We didn’t want to, but we stopped ourselves before all our clothes came off. I was a bit nervous about it all as I headed to my own bed, but I honestly thought we’d be ok navigating this. I knew my husband was fine with everything, so first on the agenda was to make sure the girlfriend was ok, and then we could proceed.
Once again — I was mistaken.
The next morning, he took off before I saw him. And then didn’t talk to me.
I sent messages. And the only thing he ever sent back was that he made a mistake and won’t be talking to me again. And after that, he never talked to me again! I was devastated! I was heartbroken! And I was mad! He was my best friend at the time, and he took himself out of my life without even consulting me!
It turns out he never talked to his girlfriend about being non-monogamous, nor did she know of his past in that arena! To make matters worse, I found out that he spread rumours and lies about me. He made it sound like I tempted and then trapped him into making out with me, and that I clearly couldn’t be trusted because of things I had done in the past.

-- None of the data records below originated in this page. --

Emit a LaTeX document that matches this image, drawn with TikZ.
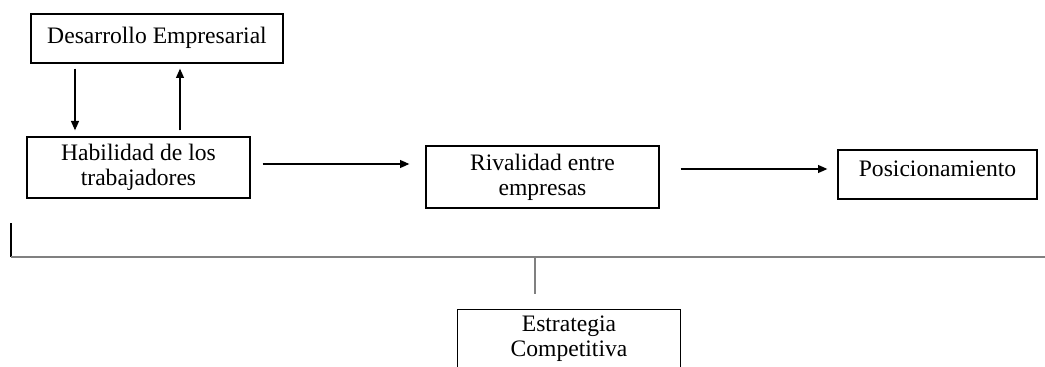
\documentclass[tikz,border=0pt]{standalone}
\usepackage{fontspec}
\setmainfont{Liberation Serif}
\usetikzlibrary{arrows.meta}
\tikzset {
  % boxed stage of the model
  stage/.style = {
    draw = black,
    line width = 1pt,
    align = center,
    inner sep = 0,
    font = \fontsize{17.7}{18.5}\selectfont
  },
  % path style with an arrow at the end
  arr/.style = {
    draw = black,
    line width = 0.8pt,
    -{Triangle[length=7pt,width=6pt]}
  },
  % grey bracket lines with no arrows
  narr/.style = {
    draw = gray,
    line width = 1.8pt
  }
}

\begin{document}
\begin{tikzpicture}[x=0.75pt, y=-0.75pt]
    \useasboundingbox (0,0) rectangle (1045,367);

    \node[stage, minimum width=189pt, minimum height=36.75pt, text depth=5pt] (desarrollo) at (157,38.5) {Desarrollo Empresarial};
    \node[stage, minimum width=167.25pt, minimum height=45.75pt] (habilidad) at (138.5,167.5) {Habilidad de los\\trabajadores};
    \node[stage, minimum width=174.75pt, minimum height=46.5pt] (rivalidad) at (542.5,177) {Rivalidad entre\\empresas};
    \node[stage, minimum width=149.25pt, minimum height=36.75pt, text depth=9pt] (posicion) at (937.5,174.5) {Posicionamiento};
    \node[stage, draw=none, minimum width=166.5pt, minimum height=42.75pt] (estrategia) at (569,338.5) {Estrategia\\Competitiva};
    \draw[line width=1pt] (estrategia.south west)
      |- (estrategia.north east)
      -- (estrategia.south east);

    \coordinate (down) at (75,0);
    \coordinate (up) at (180,0);
    \coordinate (bracket) at (11,257);
    \coordinate (bracket end) at (1045,257);
    \coordinate (stem) at (535,257);

    \draw[arr, shorten <=3.75pt, shorten >=4.5pt] (down |- desarrollo.south) -- (down |- habilidad.north);
    \draw[arr, shorten <=4.5pt, shorten >=3.75pt] (up |- habilidad.north) -- (up |- desarrollo.south);

    \draw[arr, shorten <=9pt, shorten >=12pt] (habilidad.east |- 0,164) -- (rivalidad.west |- 0,164);
    \draw[arr, shorten <=15.75pt, shorten >=7.5pt] (rivalidad.east |- 0,169) -- (posicion.west |- 0,169);

    \draw[line width=1pt] (bracket) -- ++(0,-34);
    \draw[narr] (bracket) -- (bracket end);
    \draw[narr] (stem) -- ++(0,37);
\end{tikzpicture}
\end{document}
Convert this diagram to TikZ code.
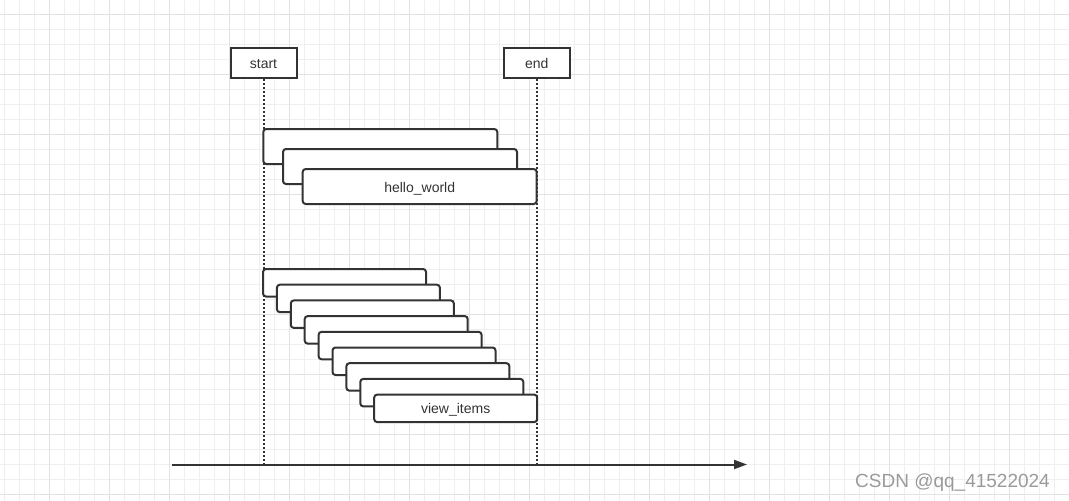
\documentclass[tikz,border=0pt]{standalone}
\usepackage{fontspec}
\setmainfont{Liberation Sans}
\usepackage{xcolor}
\usetikzlibrary{arrows.meta,positioning,calc}
\definecolor{ink}{HTML}{333333}
\definecolor{gridmin}{HTML}{EFEFEF}
\definecolor{gridmaj}{HTML}{E2E2E2}
\definecolor{wmark}{HTML}{9A9A9A}

\begin{document}
\begin{tikzpicture}[
  x=1pt, y=-1pt,
  font=\fontsize{14}{16}\selectfont, text=ink,
  gmin/.style ={draw=gridmin, line width=1pt},
  gmaj/.style ={draw=gridmaj, line width=1pt},
  actor/.style={draw=ink, line width=2pt, fill=white, inner sep=0pt,
                text height=11pt, text depth=0pt,
                minimum width=66pt, minimum height=30pt},
  stk/.style  ={draw=ink, line width=2pt, fill=white, rounded corners=3pt,
                inner sep=0pt, outer sep=0pt, anchor=north west,
                text height=11pt, text depth=0pt},
  life/.style ={draw=ink, line width=2pt, dash pattern=on 2pt off 2pt},
  fl/.style   ={draw=ink, line width=2pt, -{Triangle[length=13pt,width=9pt]}}]

\useasboundingbox (0,0) rectangle (1069,501);

% background grid
\foreach \x in {4,19,...,1069} \draw[gmin] (\x,0) -- (\x,501);
\foreach \y in {-1,14,...,501} \draw[gmin] (0,\y) -- (1069,\y);
\foreach \x in {49,109,...,1069} \draw[gmaj] (\x,0) -- (\x,501);
\foreach \y in {14,74,...,501} \draw[gmaj] (0,\y) -- (1069,\y);

\node[actor] (start) at (263.5,62.5) {start};
\node[actor] (end) at (536.7,62.5) {end};

% time axis
\coordinate (t0) at (172,464.5);
\coordinate (t1) at (747,464.5);
\coordinate (sA) at (start.south |- t0);
\coordinate (eA) at (end.south |- t0);
\draw[life] (start.south) -- (sA);
\draw[life] (end.south) -- (eA);
\draw[fl] (t0) -- (t1);

% hello_world calls
\foreach \k in {0,1,2}
  \node[stk, minimum width=234pt, minimum height=35pt] (hw\k)
    at ({263.3+19.7*\k},{129+20*\k}) {\ifnum\k=2 hello\_world\fi};

% view_items calls
\foreach \k in {0,...,8}
  \node[stk, minimum width=163pt, minimum height=27.5pt] (vi\k)
    at ({263+13.9*\k},{269+15.7*\k}) {\ifnum\k=8 view\_items\fi};

\node[anchor=base west, inner sep=0pt, text=wmark,
  font=\fontsize{19}{21}\selectfont]
  (wm) at (855,487.5) {CSDN @qq\_41522024};
\end{tikzpicture}
\end{document}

I told him too many things in confidence, and he told people who had no business knowing my ancient history — the people who were involved were dealt with properly, and it was agonizing to have it all brought up again in such an unfair way. He twisted what I told him to get himself out of a sticky situation, and he came out looking squeaky clean. I, on the other hand, had words like “slut” thrown around about me. He tainted my name and ruined the few friendships I had at that time. I lost everyone all over again, and it was brutal.
What did I learn?
Sometimes jerks come disguised as friends
Always ask if that person has practised ETHICAL non-monogamy, not just non-monogamy
Before you start madly flirting, ask how his girlfriend feels about my presence in his life, and get an answer from her if you can’t get a straight one from him
People who look and act strong are often weak and scared and will project their inadequacies onto you
Don’t tell your secrets to people unless you are prepared to have them come out one day
Stop being so naive!
This situation sucked, the timing was terrible as far as my mental health, and I felt taken advantage of big time! There was no question that this man was a jerk and behaved poorly. But I also screwed up and have since learned to be wiser with the company I keep.
I tend to trust people easily and to be fair, giving others the benefit of the doubt has worked well for me in the past. But it can’t be done so naively. I should have kept things innocent until I knew, without a doubt, that he was available. Because in the end, it was me who got hurt.